▸ **What is needed**
Starting at the first line of the entries below, restate each line exactly until you reach the line with "const yTickLabels = [10, 30, 50];", and print that one too. Leave the pictures out and stop there.

▸ **Recorded information**
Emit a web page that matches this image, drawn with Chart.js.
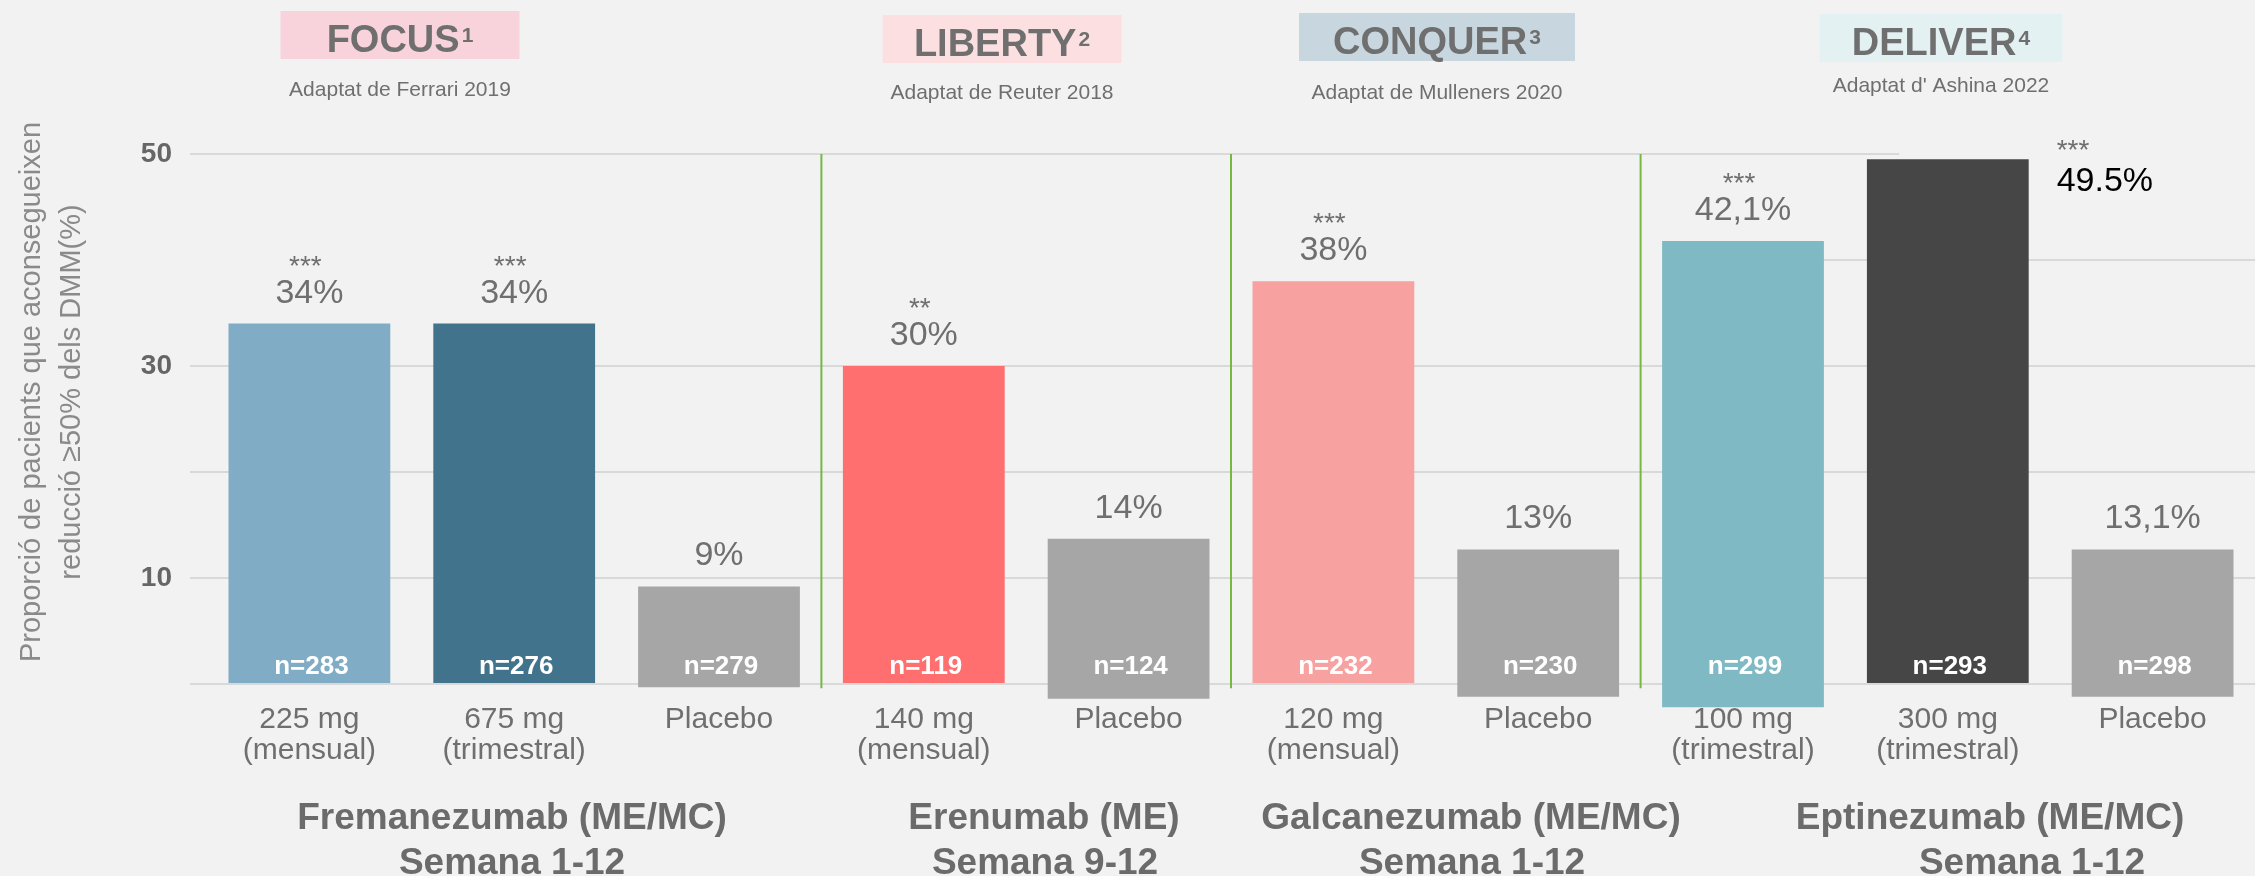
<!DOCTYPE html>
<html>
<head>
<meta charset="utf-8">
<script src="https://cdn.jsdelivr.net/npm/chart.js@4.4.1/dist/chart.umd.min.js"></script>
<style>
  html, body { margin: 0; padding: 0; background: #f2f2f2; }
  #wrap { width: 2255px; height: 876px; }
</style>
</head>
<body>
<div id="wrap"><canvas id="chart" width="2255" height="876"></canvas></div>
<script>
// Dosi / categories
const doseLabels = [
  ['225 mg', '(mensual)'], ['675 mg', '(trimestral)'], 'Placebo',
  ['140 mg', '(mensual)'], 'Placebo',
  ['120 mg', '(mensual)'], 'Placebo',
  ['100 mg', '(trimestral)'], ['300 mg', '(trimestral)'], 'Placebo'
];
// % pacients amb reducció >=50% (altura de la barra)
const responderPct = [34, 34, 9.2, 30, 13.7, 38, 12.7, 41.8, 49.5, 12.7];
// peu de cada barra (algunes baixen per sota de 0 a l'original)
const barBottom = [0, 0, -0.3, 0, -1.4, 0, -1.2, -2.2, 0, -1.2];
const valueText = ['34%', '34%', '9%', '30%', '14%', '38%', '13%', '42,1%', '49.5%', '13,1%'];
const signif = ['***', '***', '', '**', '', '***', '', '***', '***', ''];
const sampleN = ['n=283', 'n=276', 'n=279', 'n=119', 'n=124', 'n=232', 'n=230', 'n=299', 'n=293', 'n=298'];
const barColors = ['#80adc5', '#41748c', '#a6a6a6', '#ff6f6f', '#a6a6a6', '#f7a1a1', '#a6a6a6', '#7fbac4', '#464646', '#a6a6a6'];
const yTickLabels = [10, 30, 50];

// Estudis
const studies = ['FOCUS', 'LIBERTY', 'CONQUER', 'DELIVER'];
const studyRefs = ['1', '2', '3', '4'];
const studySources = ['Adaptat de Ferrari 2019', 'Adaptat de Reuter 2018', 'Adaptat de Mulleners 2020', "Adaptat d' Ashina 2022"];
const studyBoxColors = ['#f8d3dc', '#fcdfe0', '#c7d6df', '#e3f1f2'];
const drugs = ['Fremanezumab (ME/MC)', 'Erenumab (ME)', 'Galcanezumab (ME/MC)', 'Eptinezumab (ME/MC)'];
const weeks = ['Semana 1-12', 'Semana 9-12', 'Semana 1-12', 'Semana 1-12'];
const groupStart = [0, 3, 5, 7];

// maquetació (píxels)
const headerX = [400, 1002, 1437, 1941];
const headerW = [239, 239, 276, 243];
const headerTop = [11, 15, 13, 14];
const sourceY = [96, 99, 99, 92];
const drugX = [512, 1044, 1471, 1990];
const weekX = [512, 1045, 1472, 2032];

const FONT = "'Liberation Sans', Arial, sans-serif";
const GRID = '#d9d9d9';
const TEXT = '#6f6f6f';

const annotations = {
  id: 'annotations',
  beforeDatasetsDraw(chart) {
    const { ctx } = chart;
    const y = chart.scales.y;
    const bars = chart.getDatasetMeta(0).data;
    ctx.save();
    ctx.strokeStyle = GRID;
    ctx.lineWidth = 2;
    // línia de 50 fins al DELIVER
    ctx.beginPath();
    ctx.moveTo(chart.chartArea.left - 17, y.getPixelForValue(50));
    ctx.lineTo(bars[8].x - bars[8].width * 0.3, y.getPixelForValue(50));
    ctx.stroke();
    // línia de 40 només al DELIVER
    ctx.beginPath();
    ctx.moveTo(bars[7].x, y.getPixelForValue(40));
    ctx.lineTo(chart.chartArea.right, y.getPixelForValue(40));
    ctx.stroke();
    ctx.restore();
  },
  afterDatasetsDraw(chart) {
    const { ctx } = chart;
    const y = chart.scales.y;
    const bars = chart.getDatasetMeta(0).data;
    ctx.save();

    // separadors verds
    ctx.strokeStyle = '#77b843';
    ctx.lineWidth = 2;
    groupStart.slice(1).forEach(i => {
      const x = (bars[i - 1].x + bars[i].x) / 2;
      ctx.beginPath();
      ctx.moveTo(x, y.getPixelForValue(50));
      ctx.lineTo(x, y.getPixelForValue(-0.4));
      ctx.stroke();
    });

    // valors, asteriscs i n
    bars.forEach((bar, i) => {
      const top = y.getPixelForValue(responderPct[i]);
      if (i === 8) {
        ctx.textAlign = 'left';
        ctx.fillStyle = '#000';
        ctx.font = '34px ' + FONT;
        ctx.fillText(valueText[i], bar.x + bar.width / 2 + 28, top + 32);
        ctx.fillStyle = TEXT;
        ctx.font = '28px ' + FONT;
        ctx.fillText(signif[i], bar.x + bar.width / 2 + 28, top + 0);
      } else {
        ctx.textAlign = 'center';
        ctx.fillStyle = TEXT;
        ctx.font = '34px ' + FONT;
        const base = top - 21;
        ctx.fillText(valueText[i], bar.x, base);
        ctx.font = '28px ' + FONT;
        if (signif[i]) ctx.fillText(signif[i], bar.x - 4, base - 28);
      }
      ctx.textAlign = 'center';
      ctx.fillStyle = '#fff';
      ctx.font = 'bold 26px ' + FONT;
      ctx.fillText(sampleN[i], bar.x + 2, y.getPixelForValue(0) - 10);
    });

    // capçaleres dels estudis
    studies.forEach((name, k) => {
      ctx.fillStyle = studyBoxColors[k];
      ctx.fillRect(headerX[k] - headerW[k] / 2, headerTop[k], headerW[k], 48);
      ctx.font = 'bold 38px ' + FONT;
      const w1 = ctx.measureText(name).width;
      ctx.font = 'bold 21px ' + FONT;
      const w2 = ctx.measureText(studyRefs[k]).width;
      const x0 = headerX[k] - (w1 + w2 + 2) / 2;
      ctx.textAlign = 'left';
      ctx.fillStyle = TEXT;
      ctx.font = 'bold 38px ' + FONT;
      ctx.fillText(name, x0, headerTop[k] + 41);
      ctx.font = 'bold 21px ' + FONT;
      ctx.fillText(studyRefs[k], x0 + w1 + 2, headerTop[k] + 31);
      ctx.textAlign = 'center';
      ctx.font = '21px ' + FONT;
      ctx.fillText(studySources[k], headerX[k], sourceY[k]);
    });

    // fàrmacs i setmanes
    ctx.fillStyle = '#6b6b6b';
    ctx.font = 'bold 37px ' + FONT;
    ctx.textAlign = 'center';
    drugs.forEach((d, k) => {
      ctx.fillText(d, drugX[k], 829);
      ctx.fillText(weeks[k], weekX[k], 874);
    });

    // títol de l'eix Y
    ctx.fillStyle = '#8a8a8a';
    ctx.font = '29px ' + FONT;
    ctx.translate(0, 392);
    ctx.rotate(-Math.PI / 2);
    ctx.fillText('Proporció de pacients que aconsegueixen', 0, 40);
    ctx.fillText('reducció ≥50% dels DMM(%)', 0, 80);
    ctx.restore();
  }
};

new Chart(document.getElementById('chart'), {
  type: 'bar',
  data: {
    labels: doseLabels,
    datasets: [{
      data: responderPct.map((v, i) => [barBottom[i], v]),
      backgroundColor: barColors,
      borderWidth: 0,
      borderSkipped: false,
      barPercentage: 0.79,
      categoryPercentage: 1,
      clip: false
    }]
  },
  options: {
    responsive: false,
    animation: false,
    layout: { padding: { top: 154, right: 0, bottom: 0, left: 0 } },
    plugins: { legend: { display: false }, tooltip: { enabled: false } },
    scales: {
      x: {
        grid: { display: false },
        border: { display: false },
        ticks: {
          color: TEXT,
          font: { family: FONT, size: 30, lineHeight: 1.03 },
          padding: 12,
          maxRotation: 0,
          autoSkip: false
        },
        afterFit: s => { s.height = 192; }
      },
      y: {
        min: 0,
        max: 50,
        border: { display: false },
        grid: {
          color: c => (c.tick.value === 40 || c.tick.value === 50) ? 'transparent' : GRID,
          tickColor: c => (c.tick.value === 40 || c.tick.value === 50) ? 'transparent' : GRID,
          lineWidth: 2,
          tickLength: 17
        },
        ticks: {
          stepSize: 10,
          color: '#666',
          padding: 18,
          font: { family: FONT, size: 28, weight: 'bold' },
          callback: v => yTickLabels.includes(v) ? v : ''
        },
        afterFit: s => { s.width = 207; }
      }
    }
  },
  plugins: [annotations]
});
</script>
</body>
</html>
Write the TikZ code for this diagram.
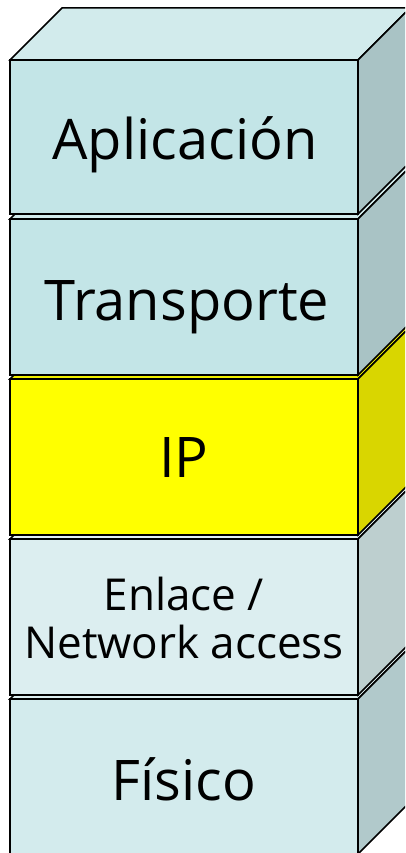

▸ **Solved problem**
Emit a web page that matches this image, drawn with Chart.js.
<!DOCTYPE html>
<html>
<head>
<meta charset="utf-8">
<script src="https://cdn.jsdelivr.net/npm/chart.js@4.4.1/dist/chart.umd.min.js"></script>
<style>
  html, body { margin: 0; padding: 0; background: #f2f2f2; }
  #wrap { width: 2255px; height: 876px; }
</style>
</head>
<body>
<div id="wrap"><canvas id="chart" width="2255" height="876"></canvas></div>
<script>
// Dosi / categories
const doseLabels = [
  ['225 mg', '(mensual)'], ['675 mg', '(trimestral)'], 'Placebo',
  ['140 mg', '(mensual)'], 'Placebo',
  ['120 mg', '(mensual)'], 'Placebo',
  ['100 mg', '(trimestral)'], ['300 mg', '(trimestral)'], 'Placebo'
];
// % pacients amb reducció >=50% (altura de la barra)
const responderPct = [34, 34, 9.2, 30, 13.7, 38, 12.7, 41.8, 49.5, 12.7];
// peu de cada barra (algunes baixen per sota de 0 a l'original)
const barBottom = [0, 0, -0.3, 0, -1.4, 0, -1.2, -2.2, 0, -1.2];
const valueText = ['34%', '34%', '9%', '30%', '14%', '38%', '13%', '42,1%', '49.5%', '13,1%'];
const signif = ['***', '***', '', '**', '', '***', '', '***', '***', ''];
const sampleN = ['n=283', 'n=276', 'n=279', 'n=119', 'n=124', 'n=232', 'n=230', 'n=299', 'n=293', 'n=298'];
const barColors = ['#80adc5', '#41748c', '#a6a6a6', '#ff6f6f', '#a6a6a6', '#f7a1a1', '#a6a6a6', '#7fbac4', '#464646', '#a6a6a6'];
const yTickLabels = [10, 30, 50];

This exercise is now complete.